$f(x,y)=3x^2+2xy+4y^2$
This is what I have to find:
direction of fastest increase
I found the gradient vector:
$f(x,y)=(6x+2y)i+(2x+8y)j$
$f(9,2) = \langle 58,34\rangle$
Is this the direction of fastest increase? Or is it $\frac{58}{2\sqrt{1130}}$i,$\frac{34}{2\sqrt{1130}}$j
direction of fastest decrease
Is this the direction of fastest increase?$\frac{-58}{2\sqrt{1130}}$i,$\frac{-34}{2\sqrt{1130}}$j
derivative in direction of fastest increase
I know this the dot product but I dont know what vectors to use.
derivative in direction of fastest decrease
The direction of fastest increase is in the same direction of the gradient vector at that point. If you think about it geometrically, you'll know that the $\nabla F$ at a point is perpendicular to the level surface/contour path. So it is correct that $\nabla$ also indicates that direction. The direction of the fastest decrease is just $-\nabla$ at $P$.

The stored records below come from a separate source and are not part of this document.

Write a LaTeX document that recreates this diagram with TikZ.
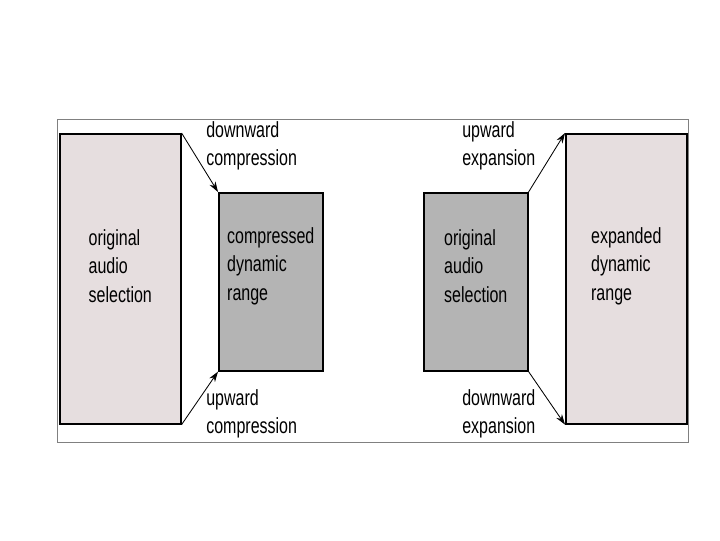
\documentclass[tikz,border=0pt]{standalone}
\usepackage{fontspec}
\setmainfont{Liberation Sans}
\newfontfamily\narrowsans[FakeStretch=0.73]{Liberation Sans}
\usetikzlibrary{arrows.meta}

\definecolor{boxpink}{RGB}{230,222,223}
\definecolor{boxgray}{RGB}{180,180,180}

\begin{document}
\begin{tikzpicture}[x=0.025cm, y=-0.025cm,
    box/.style={draw, line width=1.1pt, anchor=north west, inner sep=0pt},
    bigbox/.style={box, fill=boxpink, minimum width=3.025cm, minimum height=7.25cm},
    smallbox/.style={box, fill=boxgray, minimum width=2.6cm, minimum height=4.45cm},
    txt/.style={align=left, inner sep=0pt, font=\narrowsans\fontsize{15.6}{20.2}\selectfont},
    lbl/.style={txt, anchor=west},
    arr/.style={-{Stealth[length=2.6mm, width=1.7mm]}, line width=0.6pt}]
  \useasboundingbox (0,0) rectangle (720,540);

  % outer frame
  \draw[gray, line width=0.6pt] (57,119) rectangle (688,442);

  % boxes
  \node[bigbox]   (orig)  at (59,133)  {};
  \node[smallbox] (comp)  at (218,192) {};
  \node[smallbox] (orig2) at (423,192) {};
  \node[bigbox]   (expd)  at (565,133) {};

  % text inside boxes
  \coordinate (row) at (0,266);
  \node[txt] (origtxt)  at (orig |- row)  {original\\audio\\selection};
  \node[txt] (comptxt)  at (comp |- row)  {compressed\\dynamic\\range};
  \node[txt] (orig2txt) at (orig2 |- row) {original\\audio\\selection};
  \node[txt] (expdtxt)  at (expd |- row)  {expanded\\dynamic\\range};

  % arrows
  \draw[arr] (orig.north east) -- (comp.north west);
  \draw[arr] (orig.south east) -- (comp.south west);
  \draw[arr] (orig2.north east) -- (expd.north west);
  \draw[arr] (orig2.south east) -- (expd.south west);

  % labels
  \node[lbl] (dc) at (206,146) {downward\\compression};
  \node[lbl] (uc) at (206,414) {upward\\compression};
  \node[lbl] (ue) at (462,146) {upward\\expansion};
  \node[lbl] (de) at (462,414) {downward\\expansion};
\end{tikzpicture}
\end{document}
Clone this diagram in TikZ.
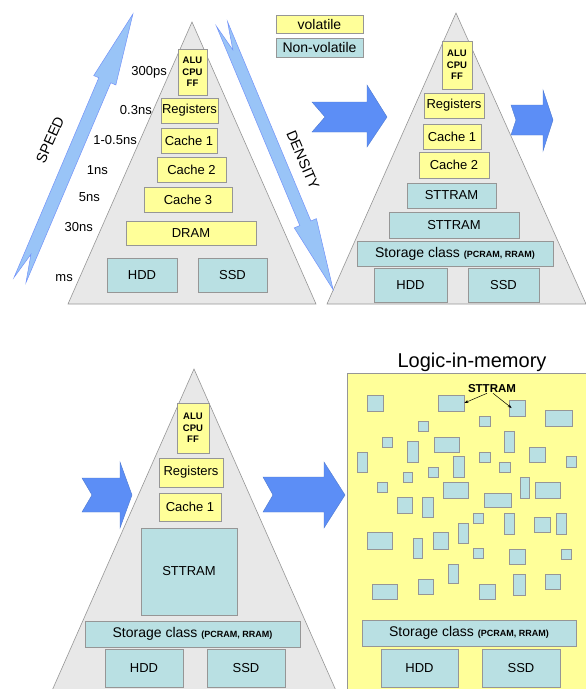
\documentclass[tikz,border=0pt]{standalone}
\usepackage{fontspec}
\setmainfont{Liberation Sans}
\usetikzlibrary{arrows.meta}
\definecolor{volyel}{RGB}{255,255,153}
\definecolor{nvteal}{RGB}{185,224,227}
\definecolor{pyrgray}{RGB}{232,232,232}
\definecolor{edgegray}{RGB}{150,150,150}
\definecolor{chevblue}{RGB}{92,142,246}
\definecolor{skyblue}{RGB}{153,196,247}

\begin{document}
\begin{tikzpicture}[x=1pt, y=-1pt,
        box/.style={draw=edgegray, line width=0.7pt, inner sep=0pt, font=\fontsize{13}{15}\selectfont},
        vol/.style={box, fill=volyel},
        nvol/.style={box, fill=nvteal},
        cell/.style={nvol},
        alu/.style={vol, align=center, font=\fontsize{9.5}{11.7}\selectfont\bfseries},
        store/.style={nvol, font=\fontsize{14}{16}\selectfont},
        lbl/.style={anchor=east, inner sep=0pt, font=\fontsize{13}{15}\selectfont},
        pyr/.style={fill=pyrgray, draw=edgegray, line width=0.6pt},
        chev/.style={fill=chevblue, draw=chevblue!85!black, line width=0.4pt},
        slim/.style={fill=skyblue, draw=skyblue!75!blue, line width=0.5pt},
        ptr/.style={-{Stealth[length=4pt,width=3pt]}, line width=0.5pt}]
    \clip (0,0) rectangle (586,689);
    \fill[white] (0,0) rectangle (586,689);

    \filldraw[pyr] (192,22) -- (316,304) -- (68,304) -- cycle;
    \filldraw[pyr] (456,13) -- (586,304) -- (327,304) -- cycle;
    \filldraw[chev] (82,478) -- (120,478) -- (120,462) -- (132,495) -- (120,528)
        -- (120,512) -- (82,512) -- (92,495) -- cycle;
    \filldraw[pyr] (194,369) -- (341,702) -- (47,702) -- cycle;

    \begin{scope}[shift={(20,280)}, rotate=67]
        \filldraw[slim] (0,6.5) -- (217,6.5) -- (217,12) -- (289,0) -- (217,-12)
            -- (217,-6.5) -- (0,-6.5) -- (28,0) -- cycle;
    \end{scope}
    \begin{scope}[shift={(222,24)}, rotate=-67.3]
        \filldraw[slim] (0,6) -- (216,6) -- (216,12) -- (288,0) -- (216,-12)
            -- (216,-6) -- (0,-6) -- (28,0) -- cycle;
    \end{scope}
    \node[rotate=66, font=\fontsize{14.5}{16}\selectfont] (speed) at (50,140) {SPEED};
    \node[rotate=-67, font=\fontsize{14.5}{16}\selectfont] (dens) at (303,160) {DENSITY};

    \filldraw[chev] (312,102) -- (367,102) -- (367,85) -- (387,117) -- (367,147)
        -- (367,132) -- (312,132) -- (325,117) -- cycle;
    \filldraw[chev] (511,105) -- (543,105) -- (543,90) -- (553,120) -- (543,151)
        -- (543,135) -- (511,135) -- (516,120) -- cycle;
    \filldraw[chev] (263,477) -- (324,477) -- (324,462) -- (345,495) -- (324,528)
        -- (324,512) -- (263,512) -- (273,495) -- cycle;

    \node[vol, minimum width=87, minimum height=18, font=\fontsize{14}{16}\selectfont] (vkey) at (319.5,24) {volatile};
    \node[nvol, minimum width=87, minimum height=19, font=\fontsize{14}{16}\selectfont] (nvkey) at (319.5,47.5) {Non-volatile};

    \node[alu, minimum width=29, minimum height=46] (alu1) at (192.5,72) {ALU\\CPU\\FF};
    \node[vol, minimum width=57, minimum height=25] (reg1) at (189.5,110.5) {Registers};
    \node[vol, minimum width=56, minimum height=25] (ca1) at (189,140.5) {Cache 1};
    \node[vol, minimum width=69, minimum height=25] (cb1) at (191.5,169.5) {Cache 2};
    \node[vol, minimum width=88, minimum height=25] (cc1) at (188,199.5) {Cache 3};
    \node[vol, minimum width=130, minimum height=24] (dram1) at (191,233) {DRAM};
    \node[nvol, minimum width=70, minimum height=34] (hdd1) at (142,275) {HDD};
    \node[nvol, minimum width=69, minimum height=34] (ssd1) at (232.5,275) {SSD};
    \node[lbl] (t300) at (167,72) {300ps};
    \node[lbl] (t03) at (152,110) {0.3ns};
    \node[lbl] (t105) at (137,140) {1-0.5ns};
    \node[lbl] (t1) at (108,170) {1ns};
    \node[lbl] (t5) at (100,197) {5ns};
    \node[lbl] (t30) at (93,227) {30ns};
    \node[lbl] (tms) at (73,278) {ms};

    \node[alu, minimum width=30, minimum height=48] (alu2) at (457,65) {ALU\\CPU\\FF};
    \node[vol, minimum width=60, minimum height=25] (reg2) at (454,105.5) {Registers};
    \node[vol, minimum width=58, minimum height=25] (ca2) at (452,136.5) {Cache 1};
    \node[vol, minimum width=70, minimum height=26] (cb2) at (454,165) {Cache 2};
    \node[nvol, minimum width=89, minimum height=25] (sta2) at (451.5,195.5) {STTRAM};
    \node[nvol, minimum width=130, minimum height=26] (stb2) at (454,225) {STTRAM};
    \node[store, minimum width=196, minimum height=25] (sc2) at (455,253.5) {Storage class {\fontsize{9}{10}\selectfont\bfseries (PCRAM, RRAM)}};
    \node[nvol, minimum width=73, minimum height=34] (hdd2) at (410.5,285) {HDD};
    \node[nvol, minimum width=71, minimum height=34] (ssd2) at (503.5,285) {SSD};

    \node[alu, minimum width=32, minimum height=50] (alu3) at (193,428) {ALU\\CPU\\FF};
    \node[vol, minimum width=64, minimum height=29] (reg3) at (191,472.5) {Registers};
    \node[vol, minimum width=62, minimum height=28] (ca3) at (190,507) {Cache 1};
    \node[nvol, minimum width=96, minimum height=87] (st3) at (189,571.5) {STTRAM};
    \node[store, minimum width=215, minimum height=26] (sc3) at (192.5,634) {Storage class {\fontsize{9}{10}\selectfont\bfseries (PCRAM, RRAM)}};
    \node[nvol, minimum width=78, minimum height=38] (hdd3) at (144,668) {HDD};
    \node[nvol, minimum width=78, minimum height=38] (ssd3) at (246,668) {SSD};

    \node[font=\fontsize{20}{24}\selectfont] (lim) at (472,362) {Logic-in-memory};
    \filldraw[fill=volyel, draw=edgegray, line width=0.7pt] (347,373) rectangle (592,700);
    \foreach \x/\y/\w/\h [count=\i] in {375/403/16/16, 451/403/26/16, 517/408/16/16,
            558.5/418/27/16, 484.5/421/11/10, 423/426/10/10, 387/442/10/10,
            446.5/444.5/25/15, 509/441.5/10/21, 412.5/451.5/11/21, 362/462/10/20,
            458.5/466.5/11/21, 484.5/457/11/10, 537/454.5/16/15, 571/461.5/10/11,
            504.5/467/11/10, 407.5/477/9/10, 433/472/10/10, 382/487/10/10,
            455.5/490/25/16, 524.5/487.5/9/21, 547.5/490/25/16, 497.5/500/27/14,
            404.5/505/15/16, 427.5/507/11/20, 478/518/10/10, 509/523.5/10/21,
            542/524.5/16/15, 561/523.5/10/21, 379.5/540.5/25/17, 463/533/10/20,
            417.5/548/9/20, 440.5/540.5/15/17, 478/553/10/10, 517/556.5/16/15,
            566/554/10/10, 453/573.5/10/19, 384.5/591.5/25/15, 425.5/586.5/15/15,
            487/591.5/16/15, 519/584.5/12/21, 552.5/581.5/15/15}
        \node[cell, minimum width=\w, minimum height=\h] (r\i) at (\x,\y) {};
    \node[inner sep=0pt, font=\fontsize{11.5}{13}\selectfont\bfseries] (sttlbl) at (492,389) {STTRAM};
    \draw[ptr] ([xshift=-5pt]sttlbl.south) -- (r2.east);
    \draw[ptr] ([xshift=1pt]sttlbl.south) -- ([xshift=3pt]r3.west);
    \node[store, minimum width=214, minimum height=26] (sc4) at (469,633) {Storage class {\fontsize{9}{10}\selectfont\bfseries (PCRAM, RRAM)}};
    \node[nvol, minimum width=77, minimum height=38] (hdd4) at (419.5,668) {HDD};
    \node[nvol, minimum width=78, minimum height=38] (ssd4) at (521,668) {SSD};
\end{tikzpicture}
\end{document}
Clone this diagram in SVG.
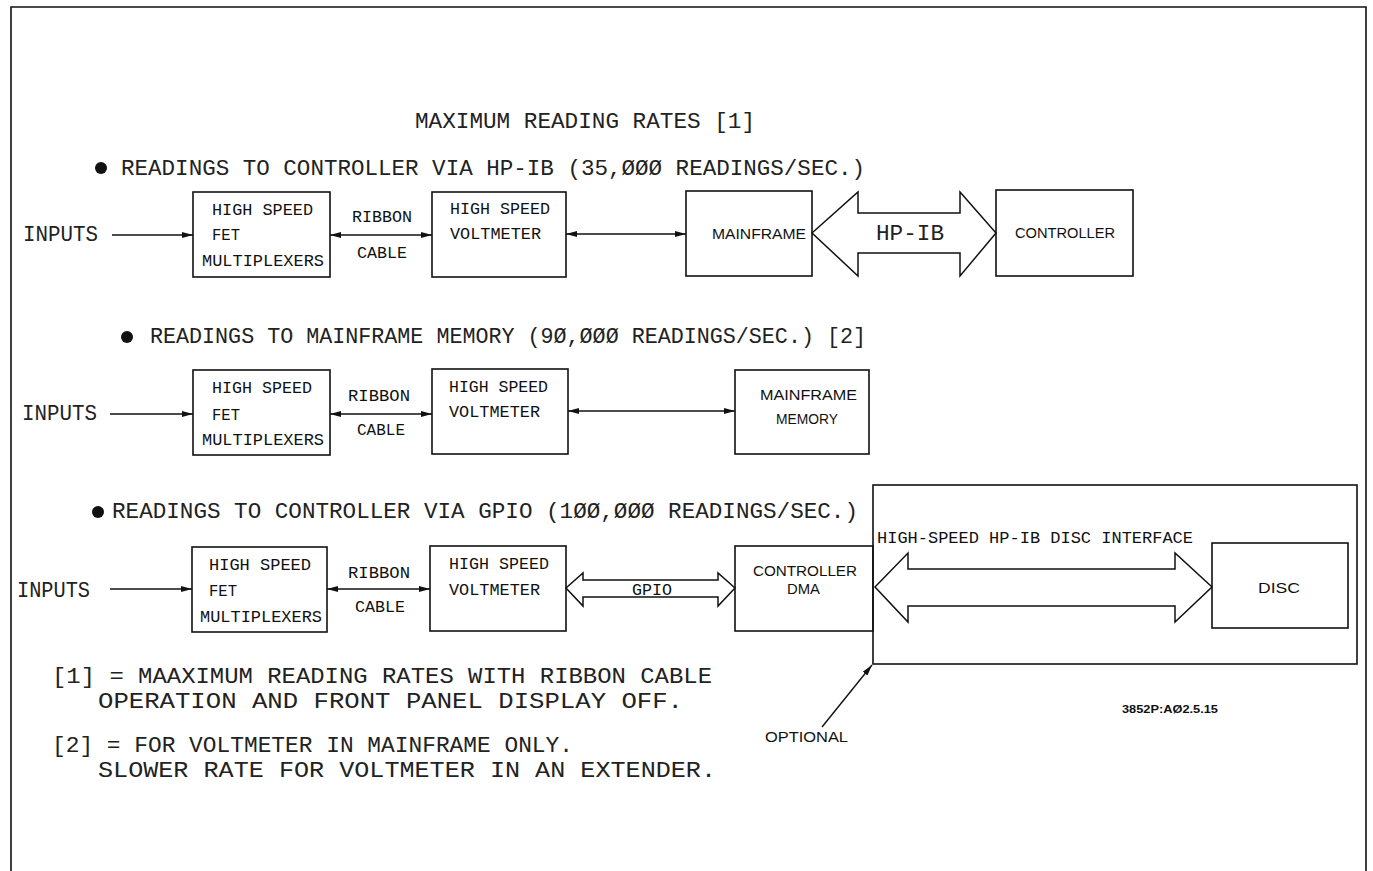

For the second part of you question use the formula of Directional Derivatives where $$D_u f(x,y)= f_x(x,y)a+f_y(x,a)b$$ where $<a,b>$ is the unit vector of your direction.
So that means $$D_u f(x,y)= (6x+2y)\frac{58}{2 \sqrt{1130}}+(2x+8y)\frac{34}{2 \sqrt{1130}}$$
You can substitute your Point in for $x$ and $y$ and solve. You should get $$58(\frac {58} {2\sqrt{1130}}) + 34(\frac {34} {2\sqrt{1130}})$$
Similarly you use the same method to determine the derivative in the direction of the fastest decrease.
NB: you can only substitute a point in for $x$, and $y$ if the question specifically states that it only needs to be calculated at that point. If not, the general solution (leaving it in $x$ and $y$) has to be used as that would give the derivative of greatest increase/decrease for all points.